Smithsonian scientists honor late VIMS prof with species name
Naming of Liopropoma olneyi a “nice little fish story”
There is perhaps no higher tribute for a biologist than to have a species named in your honor. Dr. John Olney received that recognition posthumously last week when two Smithsonian scientists published a paper naming a new species of sea bass after the late Virginia Institute of Marine Science fisheries professor.
Olney, who died in 2010 at age 62 after a yearlong battle with cancer, had a special fascination with the larvae of marine fishes. That makes the story behind the discovery and designation of his namesake fish particularly fitting.
Study co-author Carole Baldwin, a VIMS alumna and zoologist at the Smithsonian’s National Museum of Natural History, says, “We were able to link adults of the new species to an intriguing larval fish caught in the Florida Straits, a ‘little fish story’ that John would have loved.”
Most marine fishes have a pelagic larval stage that drifts in the surface or near-surface currents of the ocean―an environment very different from the one they inhabit as adults. Two different environments often require two different body shapes and appearances, resulting in larvae that look very different from the adults of the same species. That fact makes identification of larval stages of marine fishes in the open ocean very difficult.
The larva at the center of the study by Baldwin and fellow Smithsonian zoologist David Johnson first came to their attention from a photograph without identification in another research paper. The pair recognized it as a member of the sea bass family Serranidae but were intrigued by its seven very elongate dorsal-fin spines.
“This feature isn’t known in any Atlantic sea bass larvae, but it is similar to one species of Indo-Pacific sea bass,” said Johnson. “We initially thought the larva must have been caught in the Indo-Pacific Ocean, but we were wrong.” The fish larva in the photo was in fact caught in the Florida Straits.
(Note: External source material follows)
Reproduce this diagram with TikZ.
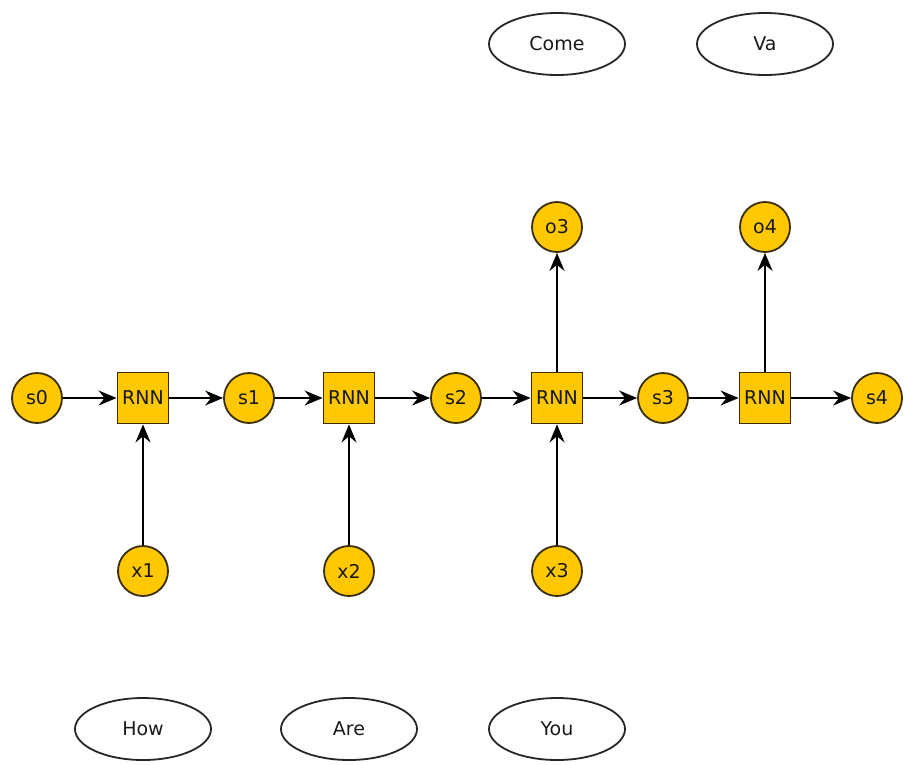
\documentclass[tikz,border=0pt]{standalone}
\usepackage{fontspec}
\setmainfont{DejaVu Sans}
\usetikzlibrary{arrows.meta,shapes.geometric}
\definecolor{nodeyel}{HTML}{FFC800}
\definecolor{nodeedge}{HTML}{3A2E00}
\begin{document}
\begin{tikzpicture}[x=1pt,y=-1pt,
  every node/.style={font=\fontsize{19}{22}\selectfont, text=black!90},
  state/.style={circle, fill=nodeyel, draw=nodeedge, line width=1.8pt, minimum size=50pt, inner sep=0pt},
  cell/.style={rectangle, fill=nodeyel, draw=nodeedge, line width=1.8pt, minimum size=51pt, inner sep=0pt},
  word/.style={ellipse, draw=black!85, line width=1.8pt, minimum width=136pt, minimum height=62pt, inner sep=0pt},
  link/.style={draw=black, line width=1.8pt, -{Stealth[length=18pt,width=15pt,inset=6pt]}}]
\useasboundingbox (0,0) rectangle (904,764);
% states
\node[state] (s0) at (37,398) {s0};
\node[state] (s1) at (249,398) {s1};
\node[state] (s2) at (456,398) {s2};
\node[state] (s3) at (663,398) {s3};
\node[state] (s4) at (877,398) {s4};
% cells
\node[cell] (r1) at (143,398) {RNN};
\node[cell] (r2) at (349,398) {RNN};
\node[cell] (r3) at (557,398) {RNN};
\node[cell] (r4) at (765,398) {RNN};
% inputs
\node[state] (x1) at (143,571) {x1};
\node[state] (x2) at (349,571) {x2};
\node[state] (x3) at (557,571) {x3};
% outputs
\node[state] (o3) at (557,227) {o3};
\node[state] (o4) at (765,227) {o4};
% words
\node[word] (come) at (557,44) {Come};
\node[word] (va) at (765,44) {Va};
\node[word] (how) at (143,729) {How};
\node[word] (are) at (349,729) {Are};
\node[word] (you) at (557,729) {You};
% connectors
\draw[link] (s0) -- (r1);
\draw[link] (r1) -- (s1);
\draw[link] (s1) -- (r2);
\draw[link] (r2) -- (s2);
\draw[link] (s2) -- (r3);
\draw[link] (r3) -- (s3);
\draw[link] (s3) -- (r4);
\draw[link] (r4) -- (s4);
\draw[link] (x1) -- (r1);
\draw[link] (x2) -- (r2);
\draw[link] (x3) -- (r3);
\draw[link] (r3) -- (o3);
\draw[link] (r4) -- (o4);
\end{tikzpicture}
\end{document}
The team obtained the preserved larval fish for further study and were met with an immediate mystery—a DNA sequence from the specimen did not match any known fish species. That, along with unique morphological features, led the scientists to begin describing the larva as a new species despite the absence of adults. In another VIMS connection to the story, one of the larval specimens used to formally describe the new species came from the larval-fish collection at VIMS, which Olney was instrumental in developing throughout his 36-year career.
Meanwhile, in a separate project, Smithsonian scientists were using a manned submersible to explore the deep-reef fish species off of Curaçao in the southern Caribbean. Among the fish collected were “golden basses,” which the team identified as Liopropoma aberrans based on general color pattern; however, genetic analyses revealed more than one species. Combining this new genetic information with available DNA barcoding data for all western Atlantic sea bass specimens yielded an unexpected discovery: The larva from the Florida Straits is the pelagic stage of a cryptic new species of Liopropoma from southern Caribbean deep reefs. The mystery was solved, and a new species of sea bass—now known as Liopropoma olneyi—was discovered.
“This was one of those cases where all the stars were properly aligned,” says Baldwin. “We discover a new species of sea bass on Curaçao deep reefs that just happens to be the missing adult stage of a larval fish from Florida, which we only knew existed because it was included as ‘decoration’ in a scientific publication.”